**Recorded data:**
## start
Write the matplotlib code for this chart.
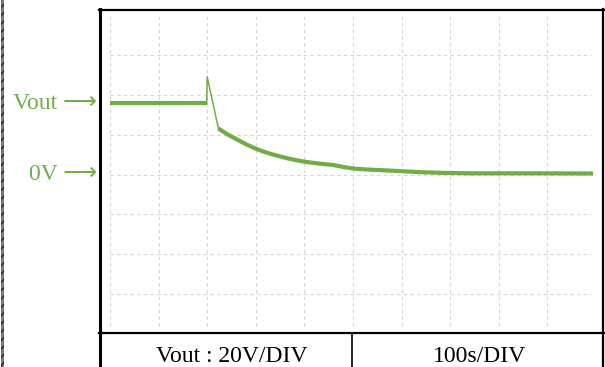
import matplotlib.pyplot as plt
from matplotlib.lines import Line2D
from matplotlib.patches import Rectangle

# scope trace, time in s, voltage in V
t_flat = [0, 199]
v_flat = [35.8, 35.8]

t_spike = [199, 200, 223]
v_spike = [35.8, 49.2, 23.2]

t_decay = [223, 243, 263, 281, 298, 315, 333, 350, 366, 384, 401, 430, 459,
           482, 504, 530, 556, 590, 644, 690, 741, 870, 994]
v_decay = [23.2, 20.0, 17.4, 15.1, 13.2, 11.6, 10.2, 9.1, 8.1, 7.2, 6.4, 5.5, 4.8,
           3.7, 2.9, 2.5, 2.2, 1.8, 1.1, 0.8, 0.6, 0.6, 0.5]

grid_t = [0, 100, 200, 300, 400, 500, 600, 700, 800, 900]
grid_v = [-60, -40, -20, 0, 20, 40, 60]

labels_left = ['Vout', '0V']
labels_left_v = [35.8, 0]
scale_labels = ['Vout : 20V/DIV', '100s/DIV']

W, H = 605, 367
GREEN = '#70AD47'
SERIF = ['Liberation Serif', 'DejaVu Sans']

fig = plt.figure(figsize=(W / 100, H / 100), dpi=100)

def fx(px):
    return px / W

def fy(py):
    return 1 - py / H

# plot area: x 100..603 px, y 10..333 px
ax = fig.add_axes([fx(100), fy(333), fx(603) - fx(100), fy(10) - fy(333)])
px_per_s = 48.6 / 100
px_per_v = 39.75 / 20
ax.set_xlim(-10 / px_per_s, 1000 + 7 / px_per_s)
ax.set_ylim(-(333 - 174.5) / px_per_v, (174.5 - 10) / px_per_v)
ax.set_xticks([])
ax.set_yticks([])
for s in ax.spines.values():
    s.set_visible(False)

ax.vlines(grid_t, -76, 80, colors='#d4d4d4', linestyles=(0, (3, 3)), linewidth=0.8)
ax.hlines(grid_v, 0, 990, colors='#d4d4d4', linestyles=(0, (3, 3)), linewidth=0.8)

ax.plot(t_flat, v_flat, color=GREEN, lw=3.0, solid_capstyle='butt')
ax.plot(t_spike, v_spike, color=GREEN, lw=1.1)
ax.plot(t_decay, v_decay, color=GREEN, lw=3.0, solid_capstyle='butt')

# channel markers on the left
for lab, v in zip(labels_left, labels_left_v):
    ax.text(-27, v, lab + ' \u27f6', ha='right', va='center', fontsize=17,
            color=GREEN, family=SERIF, clip_on=False)

# frame and the small table below it
k = 'black'
fig.add_artist(Line2D([fx(100), fx(100)], [fy(9), fy(367)], color=k, lw=2.2))
fig.add_artist(Line2D([fx(603), fx(603)], [fy(9), fy(367)], color=k, lw=1.6))
fig.add_artist(Line2D([fx(99), fx(604)], [fy(10), fy(10)], color=k, lw=1.6))
fig.add_artist(Line2D([fx(99), fx(604)], [fy(333), fy(333)], color=k, lw=1.6))
fig.add_artist(Line2D([fx(352), fx(352)], [fy(333), fy(367)], color=k, lw=1.2))

fig.text(fx(232), fy(362), scale_labels[0], ha='center', va='baseline',
         fontsize=17, family=SERIF, color='black')
fig.text(fx(480), fy(362), scale_labels[1], ha='center', va='baseline',
         fontsize=17, family=SERIF, color='black')

# hatched page border at the far left
fig.add_artist(Rectangle((fx(1), 0), fx(4) - fx(1), 1, transform=fig.transFigure,
                         facecolor='#777777', edgecolor='#222222', hatch='////',
                         lw=0))

fig.savefig('out.png', dpi=100)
## end
**Task instructions:**
Repeat only the lines between the start of the data and the line with "return 1 - py / H", including those two lines, and skip the pictures.

**Result of the exercise:**
Write the matplotlib code for this chart.
import matplotlib.pyplot as plt
from matplotlib.lines import Line2D
from matplotlib.patches import Rectangle

# scope trace, time in s, voltage in V
t_flat = [0, 199]
v_flat = [35.8, 35.8]

t_spike = [199, 200, 223]
v_spike = [35.8, 49.2, 23.2]

t_decay = [223, 243, 263, 281, 298, 315, 333, 350, 366, 384, 401, 430, 459,
           482, 504, 530, 556, 590, 644, 690, 741, 870, 994]
v_decay = [23.2, 20.0, 17.4, 15.1, 13.2, 11.6, 10.2, 9.1, 8.1, 7.2, 6.4, 5.5, 4.8,
           3.7, 2.9, 2.5, 2.2, 1.8, 1.1, 0.8, 0.6, 0.6, 0.5]

grid_t = [0, 100, 200, 300, 400, 500, 600, 700, 800, 900]
grid_v = [-60, -40, -20, 0, 20, 40, 60]

labels_left = ['Vout', '0V']
labels_left_v = [35.8, 0]
scale_labels = ['Vout : 20V/DIV', '100s/DIV']

W, H = 605, 367
GREEN = '#70AD47'
SERIF = ['Liberation Serif', 'DejaVu Sans']

fig = plt.figure(figsize=(W / 100, H / 100), dpi=100)

def fx(px):
    return px / W

def fy(py):
    return 1 - py / H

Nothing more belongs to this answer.